The arrival of the vessel, named the Liaoning, appeared to indicate that the nation's first carrier base is operational after four years of construction.
Li Jie, a researcher with the navy's military academy in Beijing, said that stationing the Liaoning in Qingdao could also put pressure on Japan, which is engaged in island disputes with Beijing in the East China Sea.
"But there is no direct link between the base and the disputes involving the Diaoyu Islands [known in Japan as the Senkakus]," Li said.
There were a number of reasons for stationing the Liaoning in Qingdao, he said.
"First of all, the Qingdao port is much deeper and wider for our carrier's future training operations, as it was designed as a training and experimental platform." He also noted Qingdao's proximity to a shipyard in Dalian , Liaoning province, where the vessel could conveniently undergo repairs.
Stationing the carrier in Dalian would not be ideal because the shipyard also serves as a busy civilian port.
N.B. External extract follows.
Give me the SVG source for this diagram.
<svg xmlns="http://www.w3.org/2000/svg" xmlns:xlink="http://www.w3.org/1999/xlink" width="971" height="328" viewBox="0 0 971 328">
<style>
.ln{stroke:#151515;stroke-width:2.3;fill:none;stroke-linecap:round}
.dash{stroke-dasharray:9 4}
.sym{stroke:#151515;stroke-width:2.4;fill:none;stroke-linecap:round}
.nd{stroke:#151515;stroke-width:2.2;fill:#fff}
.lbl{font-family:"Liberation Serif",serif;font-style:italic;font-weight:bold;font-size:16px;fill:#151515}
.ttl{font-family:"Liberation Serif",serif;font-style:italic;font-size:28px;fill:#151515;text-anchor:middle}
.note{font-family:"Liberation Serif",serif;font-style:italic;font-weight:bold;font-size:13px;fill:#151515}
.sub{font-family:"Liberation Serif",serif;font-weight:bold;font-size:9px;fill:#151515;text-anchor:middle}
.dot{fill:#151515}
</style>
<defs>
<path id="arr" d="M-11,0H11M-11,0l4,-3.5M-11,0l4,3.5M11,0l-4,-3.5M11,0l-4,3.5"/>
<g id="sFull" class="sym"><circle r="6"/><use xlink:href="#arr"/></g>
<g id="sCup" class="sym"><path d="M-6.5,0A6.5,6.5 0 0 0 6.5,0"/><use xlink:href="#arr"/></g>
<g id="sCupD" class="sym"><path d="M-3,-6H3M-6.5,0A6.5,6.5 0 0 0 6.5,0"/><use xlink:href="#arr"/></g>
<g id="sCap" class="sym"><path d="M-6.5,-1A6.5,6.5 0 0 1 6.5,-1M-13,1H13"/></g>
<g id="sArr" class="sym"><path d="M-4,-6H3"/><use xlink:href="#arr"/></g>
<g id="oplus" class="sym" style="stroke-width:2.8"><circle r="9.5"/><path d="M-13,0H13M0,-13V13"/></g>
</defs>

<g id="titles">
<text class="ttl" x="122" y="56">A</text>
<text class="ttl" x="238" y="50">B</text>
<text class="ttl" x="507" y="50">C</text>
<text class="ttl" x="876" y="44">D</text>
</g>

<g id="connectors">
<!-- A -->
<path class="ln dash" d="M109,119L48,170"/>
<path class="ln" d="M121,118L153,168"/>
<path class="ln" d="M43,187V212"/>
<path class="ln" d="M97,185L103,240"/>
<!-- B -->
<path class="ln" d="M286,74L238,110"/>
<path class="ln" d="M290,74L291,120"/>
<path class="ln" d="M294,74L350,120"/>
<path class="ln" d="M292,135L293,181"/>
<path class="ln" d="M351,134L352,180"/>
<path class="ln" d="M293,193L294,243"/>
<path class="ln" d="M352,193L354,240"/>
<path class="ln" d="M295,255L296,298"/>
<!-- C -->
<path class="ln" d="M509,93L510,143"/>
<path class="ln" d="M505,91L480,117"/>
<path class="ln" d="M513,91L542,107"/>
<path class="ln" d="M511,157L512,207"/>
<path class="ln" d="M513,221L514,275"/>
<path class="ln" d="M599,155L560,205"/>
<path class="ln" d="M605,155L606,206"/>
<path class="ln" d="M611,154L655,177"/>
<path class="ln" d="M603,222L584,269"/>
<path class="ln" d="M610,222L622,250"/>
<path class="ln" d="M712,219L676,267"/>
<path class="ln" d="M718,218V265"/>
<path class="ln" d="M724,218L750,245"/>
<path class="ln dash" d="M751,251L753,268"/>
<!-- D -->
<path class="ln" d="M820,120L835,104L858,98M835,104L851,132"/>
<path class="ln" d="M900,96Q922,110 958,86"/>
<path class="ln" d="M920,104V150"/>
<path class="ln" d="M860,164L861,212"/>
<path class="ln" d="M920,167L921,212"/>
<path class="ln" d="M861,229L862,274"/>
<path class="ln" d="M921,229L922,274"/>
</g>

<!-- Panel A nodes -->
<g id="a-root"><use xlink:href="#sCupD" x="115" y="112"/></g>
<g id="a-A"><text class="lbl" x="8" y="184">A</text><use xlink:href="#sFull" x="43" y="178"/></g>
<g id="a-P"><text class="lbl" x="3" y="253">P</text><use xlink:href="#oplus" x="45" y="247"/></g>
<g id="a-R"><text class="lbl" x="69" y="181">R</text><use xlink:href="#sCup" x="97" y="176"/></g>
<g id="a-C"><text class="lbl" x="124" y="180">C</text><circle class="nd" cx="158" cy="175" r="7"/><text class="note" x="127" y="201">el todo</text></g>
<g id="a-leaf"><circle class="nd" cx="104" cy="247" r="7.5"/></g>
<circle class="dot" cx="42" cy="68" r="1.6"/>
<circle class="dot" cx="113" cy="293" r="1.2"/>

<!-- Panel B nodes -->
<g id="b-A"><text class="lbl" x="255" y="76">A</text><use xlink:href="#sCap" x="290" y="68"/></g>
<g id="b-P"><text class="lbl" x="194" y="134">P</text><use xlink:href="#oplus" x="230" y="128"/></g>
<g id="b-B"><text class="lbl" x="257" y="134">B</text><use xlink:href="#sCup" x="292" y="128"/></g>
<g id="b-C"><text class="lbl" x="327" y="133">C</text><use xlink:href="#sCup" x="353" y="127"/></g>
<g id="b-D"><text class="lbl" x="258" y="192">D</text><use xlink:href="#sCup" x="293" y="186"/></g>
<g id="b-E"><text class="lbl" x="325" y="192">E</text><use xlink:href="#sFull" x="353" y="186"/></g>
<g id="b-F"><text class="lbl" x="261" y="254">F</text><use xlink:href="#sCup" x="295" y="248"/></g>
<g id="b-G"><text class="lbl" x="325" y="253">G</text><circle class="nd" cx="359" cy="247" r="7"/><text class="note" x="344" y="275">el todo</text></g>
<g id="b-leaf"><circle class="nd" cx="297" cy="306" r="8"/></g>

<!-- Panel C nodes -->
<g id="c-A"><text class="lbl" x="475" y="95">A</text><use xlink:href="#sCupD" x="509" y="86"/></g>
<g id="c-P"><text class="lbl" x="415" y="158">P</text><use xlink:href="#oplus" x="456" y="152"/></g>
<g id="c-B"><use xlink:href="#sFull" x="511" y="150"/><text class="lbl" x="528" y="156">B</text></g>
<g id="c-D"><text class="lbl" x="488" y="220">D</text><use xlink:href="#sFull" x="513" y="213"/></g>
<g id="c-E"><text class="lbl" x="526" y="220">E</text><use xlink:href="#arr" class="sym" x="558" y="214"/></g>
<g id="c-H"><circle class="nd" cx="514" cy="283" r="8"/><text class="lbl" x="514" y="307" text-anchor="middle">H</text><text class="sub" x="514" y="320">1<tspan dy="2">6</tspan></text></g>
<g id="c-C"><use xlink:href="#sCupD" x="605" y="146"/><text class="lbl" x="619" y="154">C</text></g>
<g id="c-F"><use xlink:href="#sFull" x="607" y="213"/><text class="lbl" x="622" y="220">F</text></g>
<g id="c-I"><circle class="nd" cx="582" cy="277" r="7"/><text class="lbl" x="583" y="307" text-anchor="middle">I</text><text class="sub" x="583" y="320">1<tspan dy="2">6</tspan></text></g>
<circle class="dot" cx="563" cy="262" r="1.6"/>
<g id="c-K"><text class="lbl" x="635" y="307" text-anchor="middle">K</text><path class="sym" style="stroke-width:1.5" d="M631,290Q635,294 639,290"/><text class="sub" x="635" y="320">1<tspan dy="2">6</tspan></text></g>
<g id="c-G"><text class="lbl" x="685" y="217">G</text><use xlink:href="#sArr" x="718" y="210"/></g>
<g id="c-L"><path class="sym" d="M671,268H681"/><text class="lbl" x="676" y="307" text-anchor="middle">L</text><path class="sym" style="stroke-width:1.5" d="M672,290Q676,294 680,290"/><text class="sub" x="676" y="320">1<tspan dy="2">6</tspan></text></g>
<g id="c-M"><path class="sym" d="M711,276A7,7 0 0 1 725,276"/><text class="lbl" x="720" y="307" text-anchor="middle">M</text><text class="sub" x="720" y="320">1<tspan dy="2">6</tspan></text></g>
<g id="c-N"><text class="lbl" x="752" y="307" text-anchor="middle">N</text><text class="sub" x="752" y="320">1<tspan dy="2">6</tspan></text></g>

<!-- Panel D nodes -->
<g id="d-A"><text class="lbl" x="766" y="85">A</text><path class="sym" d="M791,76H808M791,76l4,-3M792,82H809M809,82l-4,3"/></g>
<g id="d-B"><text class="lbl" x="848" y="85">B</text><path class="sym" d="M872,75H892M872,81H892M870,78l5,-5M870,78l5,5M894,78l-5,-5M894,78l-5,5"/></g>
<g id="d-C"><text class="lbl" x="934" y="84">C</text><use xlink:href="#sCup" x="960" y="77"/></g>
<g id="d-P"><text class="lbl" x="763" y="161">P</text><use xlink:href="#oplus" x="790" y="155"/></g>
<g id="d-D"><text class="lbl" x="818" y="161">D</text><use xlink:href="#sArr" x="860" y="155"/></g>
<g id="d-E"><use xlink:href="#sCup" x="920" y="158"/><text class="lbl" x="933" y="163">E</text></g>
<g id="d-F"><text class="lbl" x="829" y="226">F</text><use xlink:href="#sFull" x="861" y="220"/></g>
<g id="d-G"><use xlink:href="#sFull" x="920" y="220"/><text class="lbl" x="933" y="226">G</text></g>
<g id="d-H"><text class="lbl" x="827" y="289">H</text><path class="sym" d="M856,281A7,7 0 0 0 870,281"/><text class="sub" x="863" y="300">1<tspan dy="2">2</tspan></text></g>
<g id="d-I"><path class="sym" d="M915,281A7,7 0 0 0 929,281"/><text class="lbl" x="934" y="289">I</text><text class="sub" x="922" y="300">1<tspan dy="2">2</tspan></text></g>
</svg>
Qingdao remains ice-free year-round. The North Sea Fleet there is responsible for operations in the Yellow Sea, the Sea of Japan and parts of the East China Sea, as well as the Bohai Sea near Beijing.
Since its delivery to the PLA navy on September 25, the Liaoning has undergone a series of sea trials and experiments carried out by Dalian-based China Shipbuilding Industry, a state-owned corporation that spent more than 10 years refitting the former Ukrainian vessel.
Test flights of carrier-borne J-15 fighters were carried out in November.
Former Taiwanese defence minister and retired admiral Wu Shih-wen said there was still a long way to go before the Liaoning was combat-effective. He also said that the port at Dalian was not yet ready to be a support base.
"Operations on a carrier and at its home port are very difficult and complicated, as they involve co-ordination between different civilian and military teams on a series of logistical tasks," said Wu, who was also chief commander of the Taiwanese navy in 1997.
Still, Wu called Qingdao an "ideal training base".
Li said China needed to create additional bases for future carriers, and he pointed to the southernmost province of Hainan.
"For future development, it's a must for China to set up more carrier home ports along its 18,000 kilometre coastline. Hainan could be one choice due to its strategic location."